__Goal of the exercise__
State only how many lines contain the string "React".

__Recorded data__

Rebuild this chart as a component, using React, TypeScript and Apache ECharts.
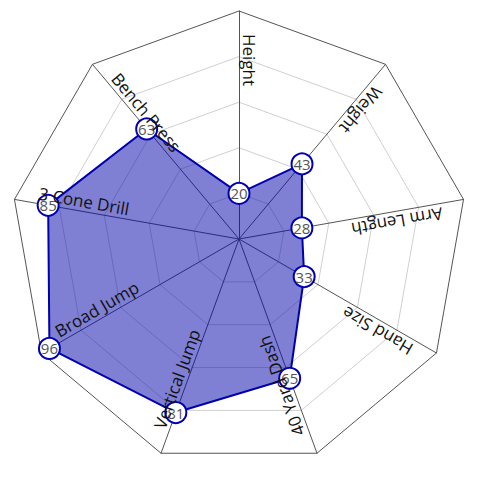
import React, { useEffect, useRef } from "react";
import * as echarts from "echarts";

// Axes in clockwise order starting from the top
const categories = [
  "Height",
  "Weight",
  "Arm Length",
  "Hand Size",
  "40 Yard Dash",
  "Vertical Jump",
  "Broad Jump",
  "3 Cone Drill",
  "Bench Press",
];
const values = [20, 43, 28, 33, 65, 81, 96, 85, 63];
const maxValue = 100;

const W = 478;
const H = 478;
const CX = 239;
const CY = 239;
const R = 228;
const FONT = "'Open Sans', 'Noto Sans', sans-serif";

export default function App() {
  const ref = useRef<HTMLDivElement>(null);
  useEffect(() => {
    if (!ref.current) return;
    const chart = echarts.init(ref.current, undefined, { renderer: "svg" });
    const n = categories.length;
    // ECharts radar places indicators counter-clockwise; reverse the tail so the order is clockwise
    const order = [0, ...Array.from({ length: n - 1 }, (_, k) => n - 1 - k)];
    const indicator = order.map((i) => ({ name: categories[i], max: maxValue, min: 0 }));
    const data = order.map((i) => values[i]);

    const labels = categories.map((name, i) => {
      const theta = (2 * Math.PI * i) / n;
      const s = Math.sin(theta);
      const c = Math.cos(theta);
      const rr = 205;
      const off = 2;
      const rot = Math.atan2(-c, -s);
      // "up" direction of text in screen coords
      const ux = -Math.sin(rot);
      const uy = -Math.cos(rot);
      return {
        type: "text",
        x: CX + rr * s + ux * off,
        y: CY - rr * c + uy * off,
        rotation: rot,
        silent: true,
        z: 10,
        style: {
          text: name,
          fontSize: 17,
          fontFamily: FONT,
          fill: "#111",
          align: "left",
          verticalAlign: "bottom",
        },
      };
    });

    chart.setOption({
      animation: false,
      radar: {
        center: [CX, CY],
        radius: R,
        startAngle: 90,
        shape: "polygon",
        splitNumber: 5,
        indicator,
        axisName: { show: false },
        axisLine: { lineStyle: { color: "#555", width: 1 } },
        splitLine: {
          lineStyle: {
            color: ["#d0d0d0", "#d0d0d0", "#d0d0d0", "#d0d0d0", "#d0d0d0", "#555"],
            width: 1,
          },
        },
        splitArea: { show: false },
      },
      graphic: labels,
      series: [
        {
          type: "radar",
          symbol: "circle",
          symbolSize: 21,
          data: [
            {
              value: data,
              lineStyle: { color: "#0000b0", width: 2 },
              areaStyle: { color: "#0000aa", opacity: 0.5 },
              itemStyle: { color: "#fff", borderColor: "#0000b0", borderWidth: 2 },
              label: {
                show: true,
                position: "inside",
                color: "#555",
                fontSize: 15,
                fontFamily: FONT,
              },
            },
          ],
        },
      ],
    });
    return () => chart.dispose();
  }, []);
  return (
    <div
      ref={ref}
      style={{ position: "fixed", left: 0, top: 0, width: W, height: H, background: "#fff" }}
    />
  );
}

__Full response__
2